Facile synthesis of interlocking g-C3N4/CdS photoanode for stable photoelectrochemical hydrogen production

Abstract

A simple and facile two-step method, including electrophoretic deposition and chemical bath deposition strategies, has been used to fabricate a novel interlocking g-C3N4/CdS photoanode on conductive substrate. Integrating a large area of intercontact g-C3N4/CdS heterojunction with an intimate connection between the photocatalysts and the substrate, the separation and migration of the photogenerated carriers by g-C3N4 and CdS are significantly improved, and the internal resistance of the photoanode is effectively reduced.
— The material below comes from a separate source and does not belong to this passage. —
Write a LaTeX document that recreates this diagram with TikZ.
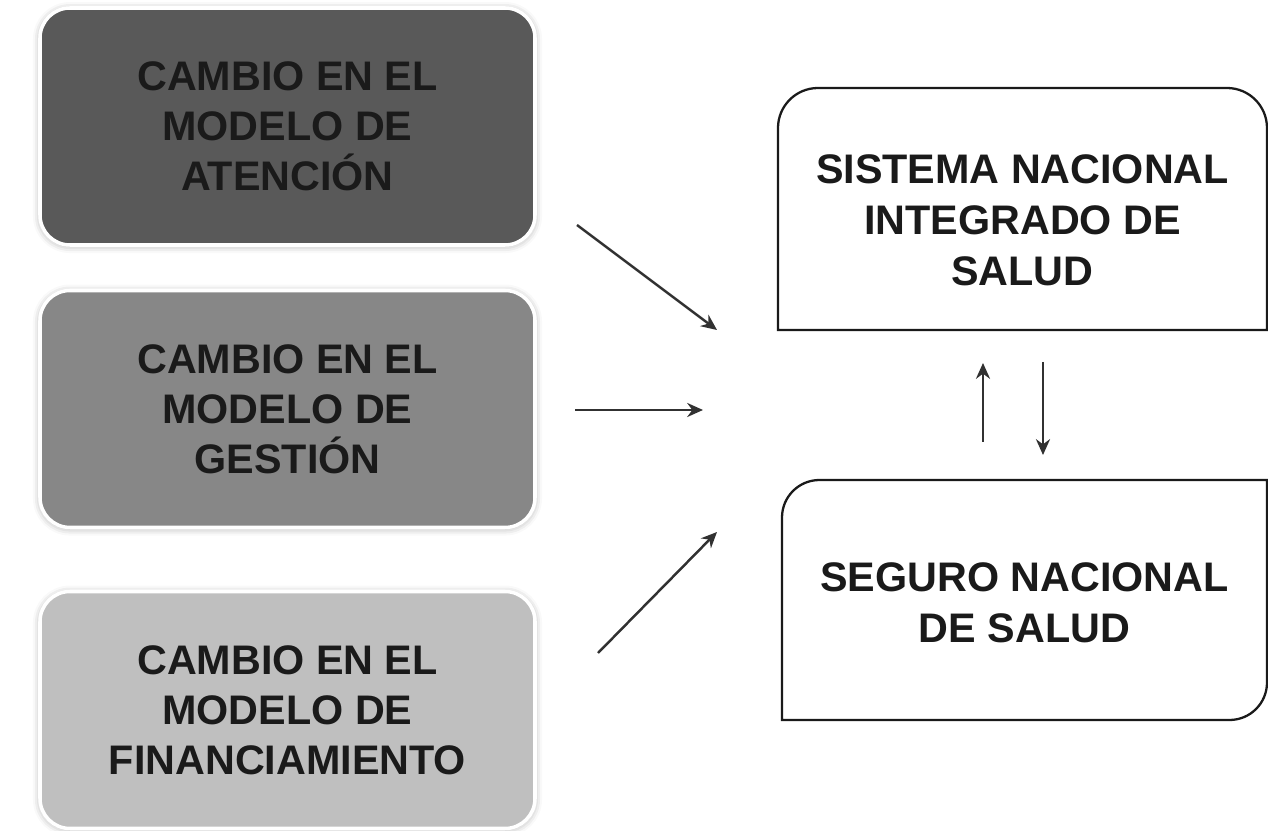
\documentclass[tikz,border=0pt]{standalone}
\usepackage{fontspec}
\setmainfont{Liberation Sans}
\usepackage{tikz}
\usetikzlibrary{positioning, arrows.meta, shadows.blur}

\definecolor{atencionfill}{HTML}{595959}
\definecolor{gestionfill}{HTML}{878787}
\definecolor{financfill}{HTML}{BFBFBF}
\definecolor{inkdark}{HTML}{1A1A1A}

\tikzset{
  lbox/.style={rectangle, rounded corners=0.6cm, draw=white, line width=2pt,
    minimum width=9.9cm, minimum height=4.74cm, align=center,
    font=\fontsize{23.5}{28.5}\selectfont\bfseries, text=inkdark,
    blur shadow={shadow xshift=0pt, shadow yshift=-0.6pt,
      shadow blur radius=4pt, shadow opacity=35}},
  rbox/.style={rectangle, draw=none, outer sep=0pt},
  rtext/.style={align=center, font=\fontsize{23.5}{29}\selectfont\bfseries, text=inkdark},
  rline/.style={draw=inkdark, line width=1.3pt},
  flow/.style={draw=inkdark!90, line width=1.4pt, -{Stealth[length=9pt, width=8pt]}}
}

\begin{document}
\begin{tikzpicture}[scale=1.0]
\useasboundingbox (0,0) rectangle (25.36,16.62);

% left column
\node[lbox, fill=atencionfill] (atencion) at (5.75,14.09) {CAMBIO EN EL\\MODELO DE\\ATENCIÓN};
\node[lbox, fill=gestionfill] (gestion) at (5.75,8.44) {CAMBIO EN EL\\MODELO DE\\GESTIÓN};
\node[lbox, fill=financfill] (financ) at (5.75,2.42) {CAMBIO EN EL\\MODELO DE\\FINANCIAMIENTO};

% right column
\node[rbox, minimum width=9.78cm, minimum height=4.84cm] (sistema) at (20.45,12.44) {};
\node[rtext] (sistematxt) at (20.45,12.22) {SISTEMA NACIONAL\\INTEGRADO DE\\SALUD};
\node[rbox, minimum width=9.70cm, minimum height=4.80cm] (seguro) at (20.49,4.62) {};
\node[rtext] (segurotxt) at (20.49,4.56) {SEGURO NACIONAL\\DE SALUD};

\draw[rline] (sistema.south west) -- ([yshift=-0.8cm]sistema.north west)
  arc[start angle=180, end angle=90, radius=0.8cm] -- ([xshift=-0.8cm]sistema.north east)
  arc[start angle=90, end angle=0, radius=0.8cm] -- (sistema.south east) -- cycle;
\draw[rline] (seguro.north east) -- ([xshift=0.75cm]seguro.north west)
  arc[start angle=90, end angle=180, radius=0.75cm] -- (seguro.south west)
  -- ([xshift=-0.75cm]seguro.south east)
  arc[start angle=270, end angle=360, radius=0.75cm] -- cycle;

% arrow ends
\coordinate (a1s) at (11.54,12.12);
\coordinate (a1e) at (14.34,10.02);
\coordinate (a2s) at (11.50,8.42);
\coordinate (a2e) at (14.06,8.42);
\coordinate (a3s) at (11.96,3.56);
\coordinate (a3e) at (14.34,5.98);
\coordinate (ups) at (19.66,7.78);
\coordinate (upe) at (19.66,9.36);
\coordinate (dns) at (20.86,9.38);
\coordinate (dne) at (20.86,7.52);

\draw[flow] (a1s) -- (a1e);
\draw[flow] (a2s) -- (a2e);
\draw[flow] (a3s) -- (a3e);
\draw[flow] (ups) -- (upe);
\draw[flow] (dns) -- (dne);
\end{tikzpicture}
\end{document}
The optimal g-C3N4/CdS photoanode exhibits an excellent visible light photocurrent density of 5.4 mA cm-2 at 0.0 V bias (vs. Ag/AgCl) and the photoelectrochemical H2 production rate reaches 81.1 μmol h-1 cm-2. Moreover, the stability of this interlocking g-C3N4/CdS photoanode not only reflects in a 9-hour long time recycling photoelectrochemical H2 production test, but also in an outstanding steady structure which even be stabilized in an ultrasonic treatment. The present study provides a practical and convenient technique to develop such an earth abound and low-cost CdS/C3N4 photoanode which can be used for high efficiency and stable photoelectrochemical solar energy conversion.